▶ _Problem_: An exact copy of all the data is required, with pictures left out.

▶ _Data_:
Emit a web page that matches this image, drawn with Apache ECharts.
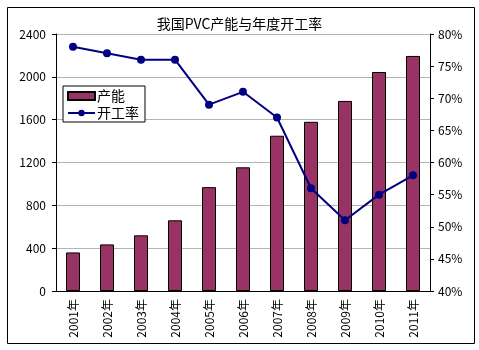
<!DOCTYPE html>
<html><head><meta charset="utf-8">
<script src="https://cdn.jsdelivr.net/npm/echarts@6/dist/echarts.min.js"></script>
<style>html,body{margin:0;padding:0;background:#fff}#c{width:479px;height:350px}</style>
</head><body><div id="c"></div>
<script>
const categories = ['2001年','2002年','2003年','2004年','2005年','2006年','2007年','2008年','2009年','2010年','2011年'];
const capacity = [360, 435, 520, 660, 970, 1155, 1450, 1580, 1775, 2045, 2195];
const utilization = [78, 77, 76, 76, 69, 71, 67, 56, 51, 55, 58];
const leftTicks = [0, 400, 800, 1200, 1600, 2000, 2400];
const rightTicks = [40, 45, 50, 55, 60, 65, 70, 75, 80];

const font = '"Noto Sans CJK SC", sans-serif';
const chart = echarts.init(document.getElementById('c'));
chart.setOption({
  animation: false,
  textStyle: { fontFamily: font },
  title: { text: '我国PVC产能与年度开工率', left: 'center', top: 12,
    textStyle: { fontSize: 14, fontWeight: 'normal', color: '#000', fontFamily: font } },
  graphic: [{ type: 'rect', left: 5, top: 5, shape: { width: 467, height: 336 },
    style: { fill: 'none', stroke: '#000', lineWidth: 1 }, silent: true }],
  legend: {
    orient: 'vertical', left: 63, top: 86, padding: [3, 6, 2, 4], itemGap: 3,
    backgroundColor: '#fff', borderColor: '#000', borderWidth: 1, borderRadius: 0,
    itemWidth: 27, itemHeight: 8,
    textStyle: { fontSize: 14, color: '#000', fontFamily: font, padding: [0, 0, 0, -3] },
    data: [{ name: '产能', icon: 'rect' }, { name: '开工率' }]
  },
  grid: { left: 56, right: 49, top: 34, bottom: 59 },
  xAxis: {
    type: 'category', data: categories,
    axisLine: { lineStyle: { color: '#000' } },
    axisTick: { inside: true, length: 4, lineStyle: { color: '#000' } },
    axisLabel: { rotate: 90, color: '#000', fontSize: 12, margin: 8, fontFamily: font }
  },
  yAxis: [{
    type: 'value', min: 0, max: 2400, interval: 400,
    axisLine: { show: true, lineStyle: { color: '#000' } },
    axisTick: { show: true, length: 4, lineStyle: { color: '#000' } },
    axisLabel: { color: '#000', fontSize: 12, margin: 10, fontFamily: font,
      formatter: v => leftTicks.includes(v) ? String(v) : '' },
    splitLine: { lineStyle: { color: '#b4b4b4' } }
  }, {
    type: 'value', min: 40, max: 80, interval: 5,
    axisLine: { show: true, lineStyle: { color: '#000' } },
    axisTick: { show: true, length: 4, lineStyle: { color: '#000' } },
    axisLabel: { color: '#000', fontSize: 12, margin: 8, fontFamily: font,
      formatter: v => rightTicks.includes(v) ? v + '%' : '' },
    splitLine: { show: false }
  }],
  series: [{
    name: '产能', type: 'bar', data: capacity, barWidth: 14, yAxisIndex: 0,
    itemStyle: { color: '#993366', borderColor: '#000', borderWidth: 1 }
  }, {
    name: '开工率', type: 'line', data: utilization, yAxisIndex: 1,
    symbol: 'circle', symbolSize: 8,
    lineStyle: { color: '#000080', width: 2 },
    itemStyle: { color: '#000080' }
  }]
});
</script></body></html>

▶ _Response to the exercise_:
Emit a web page that matches this image, drawn with Apache ECharts.
<!DOCTYPE html>
<html><head><meta charset="utf-8">
<script src="https://cdn.jsdelivr.net/npm/echarts@6/dist/echarts.min.js"></script>
<style>html,body{margin:0;padding:0;background:#fff}#c{width:479px;height:350px}</style>
</head><body><div id="c"></div>
<script>
const categories = ['2001年','2002年','2003年','2004年','2005年','2006年','2007年','2008年','2009年','2010年','2011年'];
const capacity = [360, 435, 520, 660, 970, 1155, 1450, 1580, 1775, 2045, 2195];
const utilization = [78, 77, 76, 76, 69, 71, 67, 56, 51, 55, 58];
const leftTicks = [0, 400, 800, 1200, 1600, 2000, 2400];
const rightTicks = [40, 45, 50, 55, 60, 65, 70, 75, 80];

const font = '"Noto Sans CJK SC", sans-serif';
const chart = echarts.init(document.getElementById('c'));
chart.setOption({
  animation: false,
  textStyle: { fontFamily: font },
  title: { text: '我国PVC产能与年度开工率', left: 'center', top: 12,
    textStyle: { fontSize: 14, fontWeight: 'normal', color: '#000', fontFamily: font } },
  graphic: [{ type: 'rect', left: 5, top: 5, shape: { width: 467, height: 336 },
    style: { fill: 'none', stroke: '#000', lineWidth: 1 }, silent: true }],
  legend: {
    orient: 'vertical', left: 63, top: 86, padding: [3, 6, 2, 4], itemGap: 3,
    backgroundColor: '#fff', borderColor: '#000', borderWidth: 1, borderRadius: 0,
    itemWidth: 27, itemHeight: 8,
    textStyle: { fontSize: 14, color: '#000', fontFamily: font, padding: [0, 0, 0, -3] },
    data: [{ name: '产能', icon: 'rect' }, { name: '开工率' }]
  },
  grid: { left: 56, right: 49, top: 34, bottom: 59 },
  xAxis: {
    type: 'category', data: categories,
    axisLine: { lineStyle: { color: '#000' } },
    axisTick: { inside: true, length: 4, lineStyle: { color: '#000' } },
    axisLabel: { rotate: 90, color: '#000', fontSize: 12, margin: 8, fontFamily: font }
  },
  yAxis: [{
    type: 'value', min: 0, max: 2400, interval: 400,
    axisLine: { show: true, lineStyle: { color: '#000' } },
    axisTick: { show: true, length: 4, lineStyle: { color: '#000' } },
    axisLabel: { color: '#000', fontSize: 12, margin: 10, fontFamily: font,
      formatter: v => leftTicks.includes(v) ? String(v) : '' },
    splitLine: { lineStyle: { color: '#b4b4b4' } }
  }, {
    type: 'value', min: 40, max: 80, interval: 5,
    axisLine: { show: true, lineStyle: { color: '#000' } },
    axisTick: { show: true, length: 4, lineStyle: { color: '#000' } },
    axisLabel: { color: '#000', fontSize: 12, margin: 8, fontFamily: font,
      formatter: v => rightTicks.includes(v) ? v + '%' : '' },
    splitLine: { show: false }
  }],
  series: [{
    name: '产能', type: 'bar', data: capacity, barWidth: 14, yAxisIndex: 0,
    itemStyle: { color: '#993366', borderColor: '#000', borderWidth: 1 }
  }, {
    name: '开工率', type: 'line', data: utilization, yAxisIndex: 1,
    symbol: 'circle', symbolSize: 8,
    lineStyle: { color: '#000080', width: 2 },
    itemStyle: { color: '#000080' }
  }]
});
</script></body></html>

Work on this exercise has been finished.